▶ **Given information**:
──────────

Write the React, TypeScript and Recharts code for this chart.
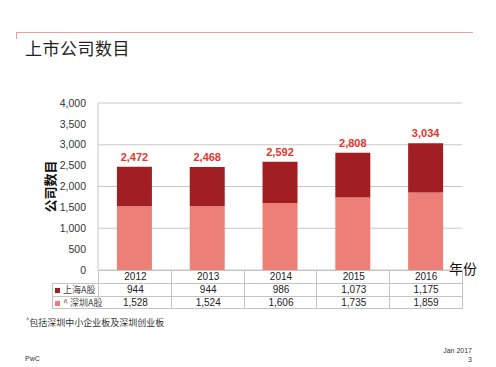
import { BarChart, Bar, XAxis, YAxis, CartesianGrid, LabelList } from 'recharts';

const years = ['2012', '2013', '2014', '2015', '2016'];
const shanghai = [944, 944, 986, 1073, 1175];
const shenzhen = [1528, 1524, 1606, 1735, 1859];
const yTicks = [0, 500, 1000, 1500, 2000, 2500, 3000, 3500, 4000];

const seriesNames = ['上海A股', '^ 深圳A股'];
const DARK = '#a11f22';
const LIGHT = '#ec8077';

const data = years.map((year, i) => ({
  year,
  shenzhen: shenzhen[i],
  shanghai: shanghai[i],
  total: shenzhen[i] + shanghai[i],
}));

const fmt = (v: number) => v.toLocaleString('en-US');

// plot box
const PLOT_LEFT = 98;
const PLOT_RIGHT = 462;
const PLOT_TOP = 103;
const PLOT_BOTTOM = 270;
const COL_W = (PLOT_RIGHT - PLOT_LEFT) / years.length;
const ROW_H = 13;
const BORDER = '#c4c4c4';
const CJK = '"Noto Sans CJK SC", "Liberation Sans", sans-serif';
const NUM = '"Liberation Sans", Arial, sans-serif';

function Table() {
  const rows = [
    { name: null, color: '', values: years },
    { name: seriesNames[0], color: DARK, values: shanghai.map(fmt) },
    { name: seriesNames[1], color: LIGHT, values: shenzhen.map(fmt) },
  ];
  return (
    <div style={{ position: 'absolute', left: 0, top: PLOT_BOTTOM, width: 496 }}>
      {rows.map((r, ri) => (
        <div key={ri} style={{ position: 'absolute', top: ri * ROW_H, left: 0, height: ROW_H, width: 496 }}>
          {r.name && (
            <div
              style={{
                position: 'absolute',
                left: 52,
                width: PLOT_LEFT - 52,
                height: ROW_H,
                boxSizing: 'border-box',
                borderLeft: `1px solid ${BORDER}`,
                borderTop: `1px solid ${BORDER}`,
                borderBottom: ri === rows.length - 1 ? `1px solid ${BORDER}` : undefined,
                fontFamily: CJK,
                fontSize: 9,
                lineHeight: `${ROW_H - 1}px`,
                color: '#444',
                whiteSpace: 'nowrap',
                paddingLeft: 2,
              }}
            >
              <span style={{ display: 'inline-block', width: 5, height: 5, background: r.color, marginRight: 3, verticalAlign: 'middle' }} />
              {r.name}
            </div>
          )}
          {r.values.map((v, ci) => (
            <div
              key={ci}
              style={{
                position: 'absolute',
                left: PLOT_LEFT + ci * COL_W,
                width: COL_W + 1,
                height: ROW_H,
                boxSizing: 'border-box',
                borderLeft: `1px solid ${BORDER}`,
                borderRight: ci === years.length - 1 ? `1px solid ${BORDER}` : undefined,
                borderTop: `1px solid ${BORDER}`,
                borderBottom: ri === rows.length - 1 ? `1px solid ${BORDER}` : undefined,
                textAlign: 'center',
                fontFamily: NUM,
                fontSize: 10,
                lineHeight: `${ROW_H - 1}px`,
                color: '#222',
              }}
            >
              {v}
            </div>
          ))}
        </div>
      ))}
    </div>
  );
}

export default function App() {
  return (
    <div style={{ position: 'absolute', left: 0, top: 0, width: 496, height: 367, background: '#fff', overflow: 'hidden' }}>
      {/* header rule */}
      <div style={{ position: 'absolute', left: 16, top: 32, width: 457, height: 1, background: '#f0a098' }} />
      <div style={{ position: 'absolute', left: 16, top: 32, width: 1, height: 7, background: '#f0a098' }} />
      <div style={{ position: 'absolute', left: 25, top: 35, fontFamily: CJK, fontSize: 17, color: '#222', letterSpacing: 0.5 }}>
        上市公司数目
      </div>

      <div style={{ position: 'absolute', left: 0, top: 0 }}>
        <BarChart
          width={496}
          height={367}
          data={data}
          margin={{ top: PLOT_TOP, right: 496 - PLOT_RIGHT, bottom: 367 - PLOT_BOTTOM, left: 0 }}
          barCategoryGap="26%"
        >
          <CartesianGrid vertical={false} stroke="#c8c8c8" />
          <XAxis dataKey="year" hide />
          <YAxis
            width={PLOT_LEFT}
            domain={[0, 4000]}
            ticks={yTicks}
            tickFormatter={fmt}
            axisLine={{ stroke: '#c8c8c8' }}
            tickLine={false}
            tick={{ fontSize: 10.5, fill: '#333', fontFamily: NUM }}
            tickMargin={6}
            label={{
              value: '公司数目',
              angle: -90,
              position: 'insideLeft',
              offset: 50,
              style: { fontFamily: CJK, fontSize: 13, fontWeight: 'bold', fill: '#111', textAnchor: 'middle' },
            }}
          />
          <Bar dataKey="shenzhen" stackId="a" fill={LIGHT} isAnimationActive={false} />
          <Bar dataKey="shanghai" stackId="a" fill={DARK} isAnimationActive={false}>
            <LabelList
              dataKey="total"
              position="top"
              offset={6}
              formatter={(v: number) => fmt(v)}
              style={{ fill: '#e8352e', fontSize: 11, fontWeight: 'bold', fontFamily: NUM }}
            />
          </Bar>
        </BarChart>
      </div>

      <div style={{ position: 'absolute', left: 449, top: 258, fontFamily: CJK, fontSize: 14, color: '#111' }}>
        年份
      </div>

      <Table />

      <div style={{ position: 'absolute', left: 26, top: 315, fontFamily: CJK, fontSize: 9, color: '#333' }}>
        <sup style={{ fontSize: 6 }}>^</sup>包括深圳中小企业板及深圳创业板
      </div>
      <div style={{ position: 'absolute', left: 25, top: 355, fontFamily: NUM, fontSize: 7, color: '#333' }}>PwC</div>
      <div style={{ position: 'absolute', right: 24, top: 346, fontFamily: NUM, fontSize: 7, color: '#333', textAlign: 'right', lineHeight: '9px' }}>
        Jan 2017
        <br />3
      </div>
    </div>
  );
}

──────────

▶ **Problem requirements**: Using the material above, return every line exactly as it appears, minus the pictures.

▶ **Output for this exercise**:
Write the React, TypeScript and Recharts code for this chart.
import { BarChart, Bar, XAxis, YAxis, CartesianGrid, LabelList } from 'recharts';

const years = ['2012', '2013', '2014', '2015', '2016'];
const shanghai = [944, 944, 986, 1073, 1175];
const shenzhen = [1528, 1524, 1606, 1735, 1859];
const yTicks = [0, 500, 1000, 1500, 2000, 2500, 3000, 3500, 4000];

const seriesNames = ['上海A股', '^ 深圳A股'];
const DARK = '#a11f22';
const LIGHT = '#ec8077';

const data = years.map((year, i) => ({
  year,
  shenzhen: shenzhen[i],
  shanghai: shanghai[i],
  total: shenzhen[i] + shanghai[i],
}));

const fmt = (v: number) => v.toLocaleString('en-US');

// plot box
const PLOT_LEFT = 98;
const PLOT_RIGHT = 462;
const PLOT_TOP = 103;
const PLOT_BOTTOM = 270;
const COL_W = (PLOT_RIGHT - PLOT_LEFT) / years.length;
const ROW_H = 13;
const BORDER = '#c4c4c4';
const CJK = '"Noto Sans CJK SC", "Liberation Sans", sans-serif';
const NUM = '"Liberation Sans", Arial, sans-serif';

function Table() {
  const rows = [
    { name: null, color: '', values: years },
    { name: seriesNames[0], color: DARK, values: shanghai.map(fmt) },
    { name: seriesNames[1], color: LIGHT, values: shenzhen.map(fmt) },
  ];
  return (
    <div style={{ position: 'absolute', left: 0, top: PLOT_BOTTOM, width: 496 }}>
      {rows.map((r, ri) => (
        <div key={ri} style={{ position: 'absolute', top: ri * ROW_H, left: 0, height: ROW_H, width: 496 }}>
          {r.name && (
            <div
              style={{
                position: 'absolute',
                left: 52,
                width: PLOT_LEFT - 52,
                height: ROW_H,
                boxSizing: 'border-box',
                borderLeft: `1px solid ${BORDER}`,
                borderTop: `1px solid ${BORDER}`,
                borderBottom: ri === rows.length - 1 ? `1px solid ${BORDER}` : undefined,
                fontFamily: CJK,
                fontSize: 9,
                lineHeight: `${ROW_H - 1}px`,
                color: '#444',
                whiteSpace: 'nowrap',
                paddingLeft: 2,
              }}
            >
              <span style={{ display: 'inline-block', width: 5, height: 5, background: r.color, marginRight: 3, verticalAlign: 'middle' }} />
              {r.name}
            </div>
          )}
          {r.values.map((v, ci) => (
            <div
              key={ci}
              style={{
                position: 'absolute',
                left: PLOT_LEFT + ci * COL_W,
                width: COL_W + 1,
                height: ROW_H,
                boxSizing: 'border-box',
                borderLeft: `1px solid ${BORDER}`,
                borderRight: ci === years.length - 1 ? `1px solid ${BORDER}` : undefined,
                borderTop: `1px solid ${BORDER}`,
                borderBottom: ri === rows.length - 1 ? `1px solid ${BORDER}` : undefined,
                textAlign: 'center',
                fontFamily: NUM,
                fontSize: 10,
                lineHeight: `${ROW_H - 1}px`,
                color: '#222',
              }}
            >
              {v}
            </div>
          ))}
        </div>
      ))}
    </div>
  );
}

export default function App() {
  return (
    <div style={{ position: 'absolute', left: 0, top: 0, width: 496, height: 367, background: '#fff', overflow: 'hidden' }}>
      {/* header rule */}
      <div style={{ position: 'absolute', left: 16, top: 32, width: 457, height: 1, background: '#f0a098' }} />
      <div style={{ position: 'absolute', left: 16, top: 32, width: 1, height: 7, background: '#f0a098' }} />
      <div style={{ position: 'absolute', left: 25, top: 35, fontFamily: CJK, fontSize: 17, color: '#222', letterSpacing: 0.5 }}>
        上市公司数目
      </div>

      <div style={{ position: 'absolute', left: 0, top: 0 }}>
        <BarChart
          width={496}
          height={367}
          data={data}
          margin={{ top: PLOT_TOP, right: 496 - PLOT_RIGHT, bottom: 367 - PLOT_BOTTOM, left: 0 }}
          barCategoryGap="26%"
        >
          <CartesianGrid vertical={false} stroke="#c8c8c8" />
          <XAxis dataKey="year" hide />
          <YAxis
            width={PLOT_LEFT}
            domain={[0, 4000]}
            ticks={yTicks}
            tickFormatter={fmt}
            axisLine={{ stroke: '#c8c8c8' }}
            tickLine={false}
            tick={{ fontSize: 10.5, fill: '#333', fontFamily: NUM }}
            tickMargin={6}
            label={{
              value: '公司数目',
              angle: -90,
              position: 'insideLeft',
              offset: 50,
              style: { fontFamily: CJK, fontSize: 13, fontWeight: 'bold', fill: '#111', textAnchor: 'middle' },
            }}
          />
          <Bar dataKey="shenzhen" stackId="a" fill={LIGHT} isAnimationActive={false} />
          <Bar dataKey="shanghai" stackId="a" fill={DARK} isAnimationActive={false}>
            <LabelList
              dataKey="total"
              position="top"
              offset={6}
              formatter={(v: number) => fmt(v)}
              style={{ fill: '#e8352e', fontSize: 11, fontWeight: 'bold', fontFamily: NUM }}
            />
          </Bar>
        </BarChart>
      </div>

      <div style={{ position: 'absolute', left: 449, top: 258, fontFamily: CJK, fontSize: 14, color: '#111' }}>
        年份
      </div>

      <Table />

      <div style={{ position: 'absolute', left: 26, top: 315, fontFamily: CJK, fontSize: 9, color: '#333' }}>
        <sup style={{ fontSize: 6 }}>^</sup>包括深圳中小企业板及深圳创业板
      </div>
      <div style={{ position: 'absolute', left: 25, top: 355, fontFamily: NUM, fontSize: 7, color: '#333' }}>PwC</div>
      <div style={{ position: 'absolute', right: 24, top: 346, fontFamily: NUM, fontSize: 7, color: '#333', textAlign: 'right', lineHeight: '9px' }}>
        Jan 2017
        <br />3
      </div>
    </div>
  );
}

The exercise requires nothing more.